_Task description_:
Set the listing down again in full, word for word, with the pictures left out.

# # # #

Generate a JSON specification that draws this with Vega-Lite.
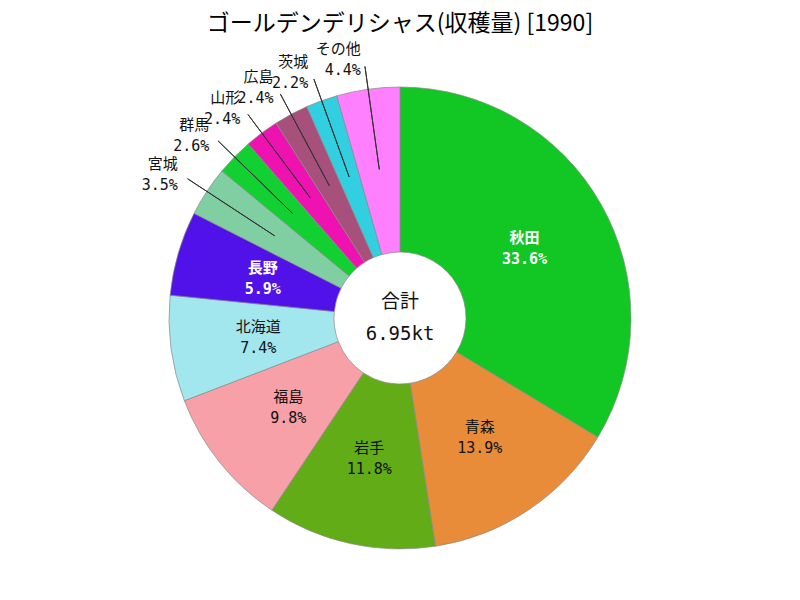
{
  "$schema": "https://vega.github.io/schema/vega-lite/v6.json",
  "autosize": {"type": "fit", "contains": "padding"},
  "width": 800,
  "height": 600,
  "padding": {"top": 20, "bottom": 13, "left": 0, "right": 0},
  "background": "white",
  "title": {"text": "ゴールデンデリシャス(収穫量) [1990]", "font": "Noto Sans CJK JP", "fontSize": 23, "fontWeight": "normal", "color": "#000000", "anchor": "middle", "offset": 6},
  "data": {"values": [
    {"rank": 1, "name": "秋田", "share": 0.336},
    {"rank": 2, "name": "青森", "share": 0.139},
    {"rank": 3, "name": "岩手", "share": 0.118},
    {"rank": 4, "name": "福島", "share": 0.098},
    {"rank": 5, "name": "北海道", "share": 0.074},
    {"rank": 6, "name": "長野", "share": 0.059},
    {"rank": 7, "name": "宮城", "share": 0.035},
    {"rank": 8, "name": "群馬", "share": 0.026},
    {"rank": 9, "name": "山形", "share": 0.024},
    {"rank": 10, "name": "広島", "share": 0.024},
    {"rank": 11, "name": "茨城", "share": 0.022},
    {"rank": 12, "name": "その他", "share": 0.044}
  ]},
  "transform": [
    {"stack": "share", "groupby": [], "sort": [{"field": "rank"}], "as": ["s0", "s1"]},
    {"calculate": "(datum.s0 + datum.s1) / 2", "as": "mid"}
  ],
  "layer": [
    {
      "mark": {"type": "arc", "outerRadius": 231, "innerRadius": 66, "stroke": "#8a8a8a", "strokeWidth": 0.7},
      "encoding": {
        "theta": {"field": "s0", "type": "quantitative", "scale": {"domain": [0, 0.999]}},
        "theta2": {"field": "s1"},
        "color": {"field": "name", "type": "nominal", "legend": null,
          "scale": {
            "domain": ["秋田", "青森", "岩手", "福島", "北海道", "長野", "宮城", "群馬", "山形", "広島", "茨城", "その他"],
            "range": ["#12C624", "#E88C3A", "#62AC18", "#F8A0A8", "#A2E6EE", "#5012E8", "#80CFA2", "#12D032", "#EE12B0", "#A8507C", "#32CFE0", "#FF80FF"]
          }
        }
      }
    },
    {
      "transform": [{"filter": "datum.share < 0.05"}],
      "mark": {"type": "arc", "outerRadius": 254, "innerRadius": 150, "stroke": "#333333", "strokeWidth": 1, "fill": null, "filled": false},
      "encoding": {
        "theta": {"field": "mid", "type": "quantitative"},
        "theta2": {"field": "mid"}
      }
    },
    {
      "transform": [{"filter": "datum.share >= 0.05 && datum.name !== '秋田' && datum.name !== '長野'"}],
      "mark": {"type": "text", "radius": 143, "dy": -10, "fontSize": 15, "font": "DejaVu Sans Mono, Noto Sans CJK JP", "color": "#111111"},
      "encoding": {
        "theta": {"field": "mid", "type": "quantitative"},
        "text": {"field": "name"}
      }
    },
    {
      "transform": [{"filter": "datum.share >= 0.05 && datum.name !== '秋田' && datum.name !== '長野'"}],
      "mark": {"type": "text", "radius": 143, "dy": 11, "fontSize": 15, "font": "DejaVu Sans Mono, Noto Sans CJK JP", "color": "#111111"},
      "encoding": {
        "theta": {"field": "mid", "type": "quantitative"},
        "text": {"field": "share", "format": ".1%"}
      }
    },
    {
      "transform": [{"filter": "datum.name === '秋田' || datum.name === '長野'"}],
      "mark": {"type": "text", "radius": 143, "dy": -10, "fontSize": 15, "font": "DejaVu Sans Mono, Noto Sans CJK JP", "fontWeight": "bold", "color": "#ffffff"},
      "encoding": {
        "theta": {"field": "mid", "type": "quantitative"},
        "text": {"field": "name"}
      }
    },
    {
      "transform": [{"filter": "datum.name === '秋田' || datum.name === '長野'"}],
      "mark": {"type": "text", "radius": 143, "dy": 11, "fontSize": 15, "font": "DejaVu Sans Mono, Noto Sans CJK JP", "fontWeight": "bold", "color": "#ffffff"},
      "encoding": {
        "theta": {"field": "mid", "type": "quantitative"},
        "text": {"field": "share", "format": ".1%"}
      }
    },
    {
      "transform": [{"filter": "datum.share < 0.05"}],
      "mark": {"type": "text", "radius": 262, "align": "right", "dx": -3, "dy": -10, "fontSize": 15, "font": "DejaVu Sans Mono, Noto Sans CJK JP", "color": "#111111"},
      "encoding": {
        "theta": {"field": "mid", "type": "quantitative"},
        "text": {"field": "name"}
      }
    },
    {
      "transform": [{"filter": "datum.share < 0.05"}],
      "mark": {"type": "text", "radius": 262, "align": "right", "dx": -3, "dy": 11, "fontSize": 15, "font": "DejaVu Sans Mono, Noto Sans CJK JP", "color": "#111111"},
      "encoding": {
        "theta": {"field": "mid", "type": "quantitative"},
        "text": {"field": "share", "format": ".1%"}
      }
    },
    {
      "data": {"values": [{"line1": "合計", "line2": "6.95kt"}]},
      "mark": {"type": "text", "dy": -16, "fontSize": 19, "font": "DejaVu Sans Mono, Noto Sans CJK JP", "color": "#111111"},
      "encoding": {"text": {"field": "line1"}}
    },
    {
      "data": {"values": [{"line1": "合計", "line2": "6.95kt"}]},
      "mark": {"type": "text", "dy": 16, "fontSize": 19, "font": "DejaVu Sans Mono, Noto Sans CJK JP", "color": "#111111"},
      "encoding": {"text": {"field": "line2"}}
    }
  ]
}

# # # #

_Exercise solution_:
Generate a JSON specification that draws this with Vega-Lite.
{
  "$schema": "https://vega.github.io/schema/vega-lite/v6.json",
  "autosize": {"type": "fit", "contains": "padding"},
  "width": 800,
  "height": 600,
  "padding": {"top": 20, "bottom": 13, "left": 0, "right": 0},
  "background": "white",
  "title": {"text": "ゴールデンデリシャス(収穫量) [1990]", "font": "Noto Sans CJK JP", "fontSize": 23, "fontWeight": "normal", "color": "#000000", "anchor": "middle", "offset": 6},
  "data": {"values": [
    {"rank": 1, "name": "秋田", "share": 0.336},
    {"rank": 2, "name": "青森", "share": 0.139},
    {"rank": 3, "name": "岩手", "share": 0.118},
    {"rank": 4, "name": "福島", "share": 0.098},
    {"rank": 5, "name": "北海道", "share": 0.074},
    {"rank": 6, "name": "長野", "share": 0.059},
    {"rank": 7, "name": "宮城", "share": 0.035},
    {"rank": 8, "name": "群馬", "share": 0.026},
    {"rank": 9, "name": "山形", "share": 0.024},
    {"rank": 10, "name": "広島", "share": 0.024},
    {"rank": 11, "name": "茨城", "share": 0.022},
    {"rank": 12, "name": "その他", "share": 0.044}
  ]},
  "transform": [
    {"stack": "share", "groupby": [], "sort": [{"field": "rank"}], "as": ["s0", "s1"]},
    {"calculate": "(datum.s0 + datum.s1) / 2", "as": "mid"}
  ],
  "layer": [
    {
      "mark": {"type": "arc", "outerRadius": 231, "innerRadius": 66, "stroke": "#8a8a8a", "strokeWidth": 0.7},
      "encoding": {
        "theta": {"field": "s0", "type": "quantitative", "scale": {"domain": [0, 0.999]}},
        "theta2": {"field": "s1"},
        "color": {"field": "name", "type": "nominal", "legend": null,
          "scale": {
            "domain": ["秋田", "青森", "岩手", "福島", "北海道", "長野", "宮城", "群馬", "山形", "広島", "茨城", "その他"],
            "range": ["#12C624", "#E88C3A", "#62AC18", "#F8A0A8", "#A2E6EE", "#5012E8", "#80CFA2", "#12D032", "#EE12B0", "#A8507C", "#32CFE0", "#FF80FF"]
          }
        }
      }
    },
    {
      "transform": [{"filter": "datum.share < 0.05"}],
      "mark": {"type": "arc", "outerRadius": 254, "innerRadius": 150, "stroke": "#333333", "strokeWidth": 1, "fill": null, "filled": false},
      "encoding": {
        "theta": {"field": "mid", "type": "quantitative"},
        "theta2": {"field": "mid"}
      }
    },
    {
      "transform": [{"filter": "datum.share >= 0.05 && datum.name !== '秋田' && datum.name !== '長野'"}],
      "mark": {"type": "text", "radius": 143, "dy": -10, "fontSize": 15, "font": "DejaVu Sans Mono, Noto Sans CJK JP", "color": "#111111"},
      "encoding": {
        "theta": {"field": "mid", "type": "quantitative"},
        "text": {"field": "name"}
      }
    },
    {
      "transform": [{"filter": "datum.share >= 0.05 && datum.name !== '秋田' && datum.name !== '長野'"}],
      "mark": {"type": "text", "radius": 143, "dy": 11, "fontSize": 15, "font": "DejaVu Sans Mono, Noto Sans CJK JP", "color": "#111111"},
      "encoding": {
        "theta": {"field": "mid", "type": "quantitative"},
        "text": {"field": "share", "format": ".1%"}
      }
    },
    {
      "transform": [{"filter": "datum.name === '秋田' || datum.name === '長野'"}],
      "mark": {"type": "text", "radius": 143, "dy": -10, "fontSize": 15, "font": "DejaVu Sans Mono, Noto Sans CJK JP", "fontWeight": "bold", "color": "#ffffff"},
      "encoding": {
        "theta": {"field": "mid", "type": "quantitative"},
        "text": {"field": "name"}
      }
    },
    {
      "transform": [{"filter": "datum.name === '秋田' || datum.name === '長野'"}],
      "mark": {"type": "text", "radius": 143, "dy": 11, "fontSize": 15, "font": "DejaVu Sans Mono, Noto Sans CJK JP", "fontWeight": "bold", "color": "#ffffff"},
      "encoding": {
        "theta": {"field": "mid", "type": "quantitative"},
        "text": {"field": "share", "format": ".1%"}
      }
    },
    {
      "transform": [{"filter": "datum.share < 0.05"}],
      "mark": {"type": "text", "radius": 262, "align": "right", "dx": -3, "dy": -10, "fontSize": 15, "font": "DejaVu Sans Mono, Noto Sans CJK JP", "color": "#111111"},
      "encoding": {
        "theta": {"field": "mid", "type": "quantitative"},
        "text": {"field": "name"}
      }
    },
    {
      "transform": [{"filter": "datum.share < 0.05"}],
      "mark": {"type": "text", "radius": 262, "align": "right", "dx": -3, "dy": 11, "fontSize": 15, "font": "DejaVu Sans Mono, Noto Sans CJK JP", "color": "#111111"},
      "encoding": {
        "theta": {"field": "mid", "type": "quantitative"},
        "text": {"field": "share", "format": ".1%"}
      }
    },
    {
      "data": {"values": [{"line1": "合計", "line2": "6.95kt"}]},
      "mark": {"type": "text", "dy": -16, "fontSize": 19, "font": "DejaVu Sans Mono, Noto Sans CJK JP", "color": "#111111"},
      "encoding": {"text": {"field": "line1"}}
    },
    {
      "data": {"values": [{"line1": "合計", "line2": "6.95kt"}]},
      "mark": {"type": "text", "dy": 16, "fontSize": 19, "font": "DejaVu Sans Mono, Noto Sans CJK JP", "color": "#111111"},
      "encoding": {"text": {"field": "line2"}}
    }
  ]
}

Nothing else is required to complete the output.